The US-EU Privacy Shield (now invalidated): Previously a key framework for transatlantic data flows, it was invalidated by the Schrems II decision. Currently, companies rely on SCCs or other mechanisms for transfers between the EU and the US.
Country-Specific Adequacy Decisions: Some countries like Canada, Japan, Switzerland, and New Zealand have received adequacy decisions from the EU, meaning data can flow freely to these countries without additional safeguards.
6. Emerging Trends and Best Practices
With increasing regulatory scrutiny, organizations must:
Conduct thorough risk assessments before transferring data.
Implement technical safeguards such as encryption and anonymization.
Maintain transparency with data subjects about international data flows.

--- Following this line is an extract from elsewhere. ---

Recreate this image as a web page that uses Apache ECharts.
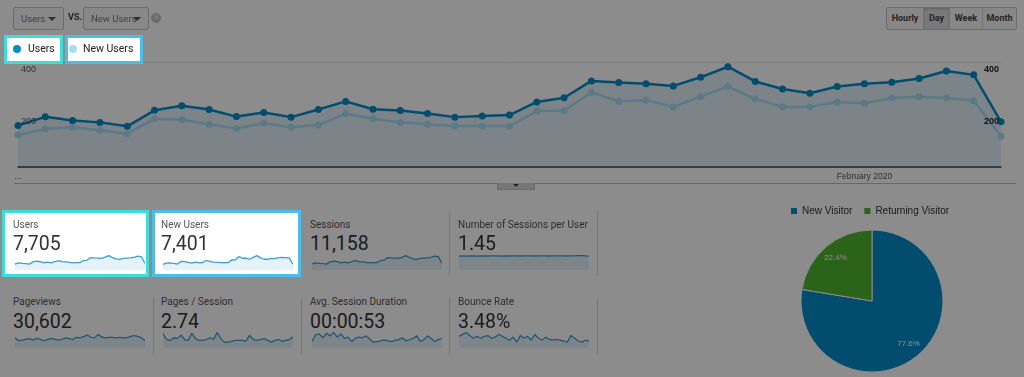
<!DOCTYPE html>
<html lang="en">
<head>
<meta charset="UTF-8">
<title>Audience Overview</title>
<style>
    *{ margin: 0; padding: 0; box-sizing: border-box; font-family: Roboto, "Noto Sans", Arial, sans-serif;}
    body{ width: 1024px; height: 377px; background: #fff; position: relative; overflow: hidden; color: #333;}
    .dd{ position: absolute; top: 7px; height: 23px; border: 1px solid #c4c4c4; border-radius: 2px; background: #f8f8f8; font-size: 9.5px; color: #777; line-height: 21px; padding-left: 7px;}
    .dd:after{ content: ""; position: absolute; right: 7px; top: 9px; border: 4px solid transparent; border-top: 4px solid #555;}
    .vs{ position: absolute; left: 68px; top: 12px; font-size: 9px; font-weight: bold; color: #444;}
    .x{ position: absolute; left: 151px; top: 13px; width: 10px; height: 10px; border-radius: 50%; background: #c4c4c4; color: #f4f4f4; font-size: 8px; line-height: 10px; text-align: center;}
    .btns{ position: absolute; left: 886px; top: 7px; height: 23px; border: 1px solid #c4c4c4; border-radius: 2px; background: #f6f6f6; display: flex;}
    .btns span{ display: block; height: 21px; line-height: 21px; font-size: 9px; font-weight: bold; color: #444; text-align: center; border-left: 1px solid #cfcfcf;}
    .btns span:first-child{ border-left: none;}
    .btns span.on{ background: #dcdcdc; box-shadow: inset 0 1px 2px rgba(0,0,0,0.2);}
    .lgbox{ position: absolute; top: 35px; height: 29px; background: #fff; z-index: 15;}
    .lgitem{ position: absolute; top: 41px; height: 16px; line-height: 16px; font-size: 10.5px; color: #222; z-index: 20;}
    .lgitem i{ position: absolute; top: 4px; width: 8px; height: 8px; border-radius: 50%;}
    .divider{ position: absolute; left: 14px; top: 183px; width: 1002px; height: 1px; background: #bdbdbd;}
    .tab{ position: absolute; left: 497px; top: 183px; width: 38px; height: 7px; background: #d9d9d9; border: 1px solid #c2c2c2; border-top: none;}
    .tab:after{ content: ""; position: absolute; left: 15px; top: 1px; border: 3px solid transparent; border-top: 3px solid #444;}
    .sep{ position: absolute; width: 1px; background: #d8d8d8;}
    .hibox{ position: absolute; top: 210px; height: 67px; background: #fff; z-index: 15;}
    .lbl{ position: absolute; font-size: 10px; line-height: 14px; color: #555; white-space: nowrap;}
    .val{ position: absolute; font-size: 19.5px; line-height: 24px; color: #333; white-space: nowrap;}
    .spark{ position: absolute; width: 130px;}
    .hi{ z-index: 20;}
    #main{ position: absolute; left: 0; top: 0; width: 1024px; height: 200px;}
    #pie{ position: absolute; left: 760px; top: 195px; width: 230px; height: 182px;}
    .overlay{ position: absolute; left: 0; top: 0; width: 1024px; height: 377px; background: rgba(0,0,0,0.45); z-index: 10;}
</style>
<script src="https://cdn.jsdelivr.net/npm/echarts@6/dist/echarts.min.js"></script>
</head>
<body>
    <div id="main"></div>

    <div class="dd" style="left:13px;width:51px;">Users</div>
    <div class="vs">VS.</div>
    <div class="dd" style="left:83px;width:66px;">New Users</div>
    <div class="x">&#x2715;</div>
    <div class="btns">
        <span style="width:36px;">Hourly</span>
        <span class="on" style="width:26px;">Day</span>
        <span style="width:33px;">Week</span>
        <span style="width:34px;">Month</span>
    </div>

    <div class="lgbox" style="left:4px;width:59px;border:3px solid #3fdcdc;"></div>
    <div class="lgbox" style="left:65px;width:78px;border:3px solid #4cbde9;"></div>
    <div class="lgitem" style="left:13px;padding-left:15px;"><i style="left:0;background:#058dc7;"></i>Users</div>
    <div class="lgitem" style="left:69px;padding-left:14px;"><i style="left:0;background:#a8dcf4;"></i>New Users</div>

    <div class="divider"></div>
    <div class="tab"></div>

    <div id="cards"></div>
    <div id="pie"></div>
    <div class="overlay"></div>

    <script>
        // 日期
        var dates = ['Jan 1', 'Jan 2', 'Jan 3', 'Jan 4', 'Jan 5', 'Jan 6', 'Jan 7', 'Jan 8', 'Jan 9', 'Jan 10',
            'Jan 11', 'Jan 12', 'Jan 13', 'Jan 14', 'Jan 15', 'Jan 16', 'Jan 17', 'Jan 18', 'Jan 19', 'Jan 20',
            'Jan 21', 'Jan 22', 'Jan 23', 'Jan 24', 'Jan 25', 'Jan 26', 'Jan 27', 'Jan 28', 'Jan 29', 'Jan 30',
            'Jan 31', 'Feb 1', 'Feb 2', 'Feb 3', 'Feb 4', 'Feb 5', 'Feb 6'];
        var usersData = [158, 191, 177, 170, 155, 216, 233, 219, 192, 208, 190, 219, 250, 220, 215, 204, 190, 194, 198,
            248, 264, 328, 322, 317, 309, 342, 382, 326, 297, 281, 307, 317, 323, 337, 366, 351, 172];
        var newUsersData = [122, 145, 151, 140, 127, 184, 180, 163, 147, 167, 151, 160, 203, 184, 170, 163, 156, 156, 156,
            213, 215, 284, 250, 255, 229, 268, 307, 259, 229, 229, 248, 243, 263, 268, 263, 252, 117];

        // 卡片里的小图
        var sessionsData = [190, 228, 212, 203, 186, 258, 278, 262, 229, 248, 227, 262, 298, 263, 257, 244, 227, 232, 237,
            296, 315, 392, 385, 379, 369, 409, 456, 390, 355, 336, 367, 379, 386, 403, 437, 420, 205];
        var perUserData = [1.43, 1.44, 1.42, 1.44, 1.45, 1.43, 1.44, 1.45, 1.44, 1.46, 1.45, 1.44, 1.43, 1.45, 1.44, 1.46,
            1.45, 1.44, 1.45, 1.46, 1.45, 1.44, 1.45, 1.46, 1.45, 1.44, 1.45, 1.46, 1.45, 1.45, 1.44, 1.45, 1.46, 1.47,
            1.48, 1.46, 1.43];
        var pageviewsData = [877, 627, 677, 752, 802, 677, 827, 752, 627, 727, 827, 777, 677, 752, 877, 802, 727, 927, 877,
            977, 1127, 927, 877, 1177, 952, 877, 927, 927, 877, 927, 877, 877, 1002, 1077, 1002, 877, 627];
        var pagesPerSessionData = [2.98, 2.70, 2.66, 2.78, 2.74, 2.90, 2.70, 2.66, 2.98, 2.74, 2.66, 2.66, 2.70, 2.78, 2.70,
            3.02, 2.74, 2.58, 2.58, 2.62, 2.66, 2.66, 2.66, 2.62, 2.90, 2.70, 2.66, 2.70, 2.74, 2.66, 2.58, 2.66, 2.70,
            2.62, 2.66, 2.70, 2.82];
        var durationData = [41, 63, 65, 53, 67, 59, 70, 55, 65, 51, 55, 41, 51, 55, 53, 59, 49, 39, 41, 43, 46, 43, 41, 45,
            47, 53, 43, 47, 51, 59, 41, 47, 59, 51, 41, 47, 51];
        var bounceData = [3.54, 3.69, 3.84, 3.60, 3.39, 3.54, 3.39, 3.54, 3.60, 3.39, 3.48, 3.69, 3.54, 3.39, 3.24, 3.48,
            3.09, 3.60, 3.39, 3.54, 3.24, 3.69, 3.39, 3.24, 3.48, 3.30, 3.24, 3.30, 3.24, 3.18, 3.09, 3.60, 3.39, 3.18,
            3.09, 3.24, 3.18];

        var cardNames = ['Users', 'New Users', 'Sessions', 'Number of Sessions per User',
            'Pageviews', 'Pages / Session', 'Avg. Session Duration', 'Bounce Rate'];
        var cardValues = ['7,705', '7,401', '11,158', '1.45', '30,602', '2.74', '00:00:53', '3.48%'];
        var cardSeries = [usersData, newUsersData, sessionsData, perUserData,
            pageviewsData, pagesPerSessionData, durationData, bounceData];

        var visitorNames = ['New Visitor', 'Returning Visitor'];
        var visitorShares = [77.6, 22.4];

        var blue = '#058dc7';
        var lightBlue = '#a8dcf4';
        var green = '#50b432';
        var pieColors = [blue, green];

        // 主折线图
        var main = echarts.init(document.getElementById('main'));
        var labelFmt = function (v) { return v ? v : ''; };
        main.setOption({
            animation: false,
            grid: { left: 18, right: 23, top: 62, height: 105 },
            xAxis: {
                type: 'category',
                data: dates,
                boundaryGap: false,
                axisLine: { lineStyle: { color: '#444', width: 1.5 } },
                axisTick: { show: false },
                axisLabel: {
                    interval: function (i, v) { return i === 0 || v === 'Feb 1'; },
                    formatter: function (v, i) { return i === 0 ? '...' : 'February 2020'; },
                    fontSize: 8.5,
                    color: '#555',
                    margin: 5
                },
                z: 10
            },
            yAxis: [{
                type: 'value', min: 0, max: 400, interval: 200, z: 10,
                axisLine: { show: false }, axisTick: { show: false }, splitLine: { show: false },
                axisLabel: {
                    inside: true, margin: 3, fontSize: 9, color: '#555',
                    verticalAlign: 'top', padding: [3, 0, 0, 0], formatter: labelFmt
                }
            }, {
                type: 'value', min: 0, max: 400, interval: 200, position: 'right', z: 10,
                axisLine: { show: false }, axisTick: { show: false }, splitLine: { show: false },
                axisLabel: {
                    inside: true, margin: 2, fontSize: 9, color: '#222', fontWeight: 'bold',
                    verticalAlign: 'top', padding: [3, 0, 0, 0], formatter: labelFmt
                }
            }, {
                // 只画顶部网格线
                type: 'value', min: 0, max: 400, interval: 400, z: 0,
                axisLine: { show: false }, axisTick: { show: false }, axisLabel: { show: false },
                splitLine: { lineStyle: { color: '#e4e4e4' } }
            }],
            series: [{
                name: 'Users',
                type: 'line',
                data: usersData,
                symbol: 'circle',
                symbolSize: 7,
                lineStyle: { color: blue, width: 2.5 },
                itemStyle: { color: blue },
                areaStyle: { color: '#e3f0f9', opacity: 1 },
                z: 2
            }, {
                name: 'New Users',
                type: 'line',
                yAxisIndex: 1,
                data: newUsersData,
                symbol: 'circle',
                symbolSize: 7,
                lineStyle: { color: lightBlue, width: 2.5 },
                itemStyle: { color: lightBlue },
                z: 3
            }]
        });

        // 指标卡片
        var cardsEl = document.getElementById('cards');
        var textLeft = [13, 161, 310, 458];
        var sparkLeft = [15, 163, 312, 459];
        var rowLabelTop = [218, 295];
        var rowValueTop = [232, 310];
        var rowSparkTop = [252, 331];
        var rowSparkH = [18, 17];

        function addEl(cls, css, txt) {
            var d = document.createElement('div');
            d.className = cls;
            d.style.cssText = css;
            if (txt) d.textContent = txt;
            cardsEl.appendChild(d);
            return d;
        }

        // 高亮框
        addEl('hibox', 'left:2px;width:147px;border:3px solid #3fdcdc;');
        addEl('hibox', 'left:152px;width:149px;border:3px solid #4cbde9;');

        // 分隔线
        addEl('sep', 'left:449px;top:211px;height:65px;');
        addEl('sep', 'left:597px;top:211px;height:65px;');
        addEl('sep', 'left:153px;top:298px;height:57px;');
        addEl('sep', 'left:301px;top:298px;height:57px;');
        addEl('sep', 'left:449px;top:298px;height:57px;');
        addEl('sep', 'left:597px;top:298px;height:57px;');

        cardNames.forEach(function (name, i) {
            var row = Math.floor(i / 4), col = i % 4;
            var hi = i < 2 ? ' hi' : '';
            addEl('lbl' + hi, 'left:' + textLeft[col] + 'px;top:' + rowLabelTop[row] + 'px;', name);
            addEl('val' + hi, 'left:' + textLeft[col] + 'px;top:' + rowValueTop[row] + 'px;', cardValues[i]);
            var sp = addEl('spark' + hi, 'left:' + sparkLeft[col] + 'px;top:' + rowSparkTop[row] + 'px;height:' + rowSparkH[row] + 'px;');
            var tight = i >= 5;
            var c = echarts.init(sp);
            c.setOption({
                animation: false,
                grid: { left: 0, right: 0, top: 0, bottom: 0 },
                xAxis: { type: 'category', data: dates, boundaryGap: false, show: false },
                yAxis: {
                    type: 'value', show: false,
                    min: function (v) { return tight ? v.min - (v.max - v.min) * 0.6 : 0; },
                    max: function (v) { return tight ? v.max + (v.max - v.min) * 0.15 : v.max * 1.25; }
                },
                series: [{
                    type: 'line',
                    data: cardSeries[i],
                    showSymbol: false,
                    lineStyle: { color: '#3a9fd6', width: 1.3 },
                    areaStyle: { color: '#e6f2fa', opacity: 1 }
                }]
            });
        });

        // 饼图
        var pie = echarts.init(document.getElementById('pie'));
        pie.setOption({
            animation: false,
            legend: {
                left: 24, top: 6,
                icon: 'rect', itemWidth: 8, itemHeight: 8, itemGap: 10,
                textStyle: { fontSize: 10, color: '#333', padding: [0, 0, 0, -1] },
                data: visitorNames.map(function (n, i) {
                    return { name: n, itemStyle: { color: pieColors[i] } };
                })
            },
            series: [{
                type: 'pie',
                center: [112, 106],
                radius: [0, 71],
                startAngle: 90,
                data: visitorNames.map(function (n, i) {
                    return { name: n, value: visitorShares[i], itemStyle: { color: pieColors[i] } };
                }),
                label: { show: false },
                labelLine: { show: false },
                itemStyle: { borderColor: '#fff', borderWidth: 1 }
            }, {
                // 透明外环，只用来放百分比
                type: 'pie',
                center: [112, 106],
                radius: [36, 71],
                startAngle: 90,
                data: visitorNames.map(function (n, i) {
                    return { name: n, value: visitorShares[i], itemStyle: { color: 'rgba(0,0,0,0)' } };
                }),
                label: {
                    show: true, position: 'inside', fontSize: 8, color: '#fff',
                    formatter: function (p) { return p.value.toFixed(1) + '%'; }
                },
                labelLine: { show: false },
                itemStyle: { borderWidth: 0 },
                silent: true
            }]
        });
    </script>
</body>
</html>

Stay updated on evolving regulations and court rulings impacting data transfers.
Conclusion
Safe overseas data transfers require navigating a complex web of international frameworks designed to protect privacy while enabling global commerce. Frameworks like the GDPR’s Standard Contractual Clauses, Binding Corporate Rules, and regional systems such as APEC’s CBPR offer structured and compliant methods for transferring data. By understanding and implementing these frameworks, organizations can ensure legal compliance, build customer trust, and maintain the seamless flow of data essential to today’s digital economy.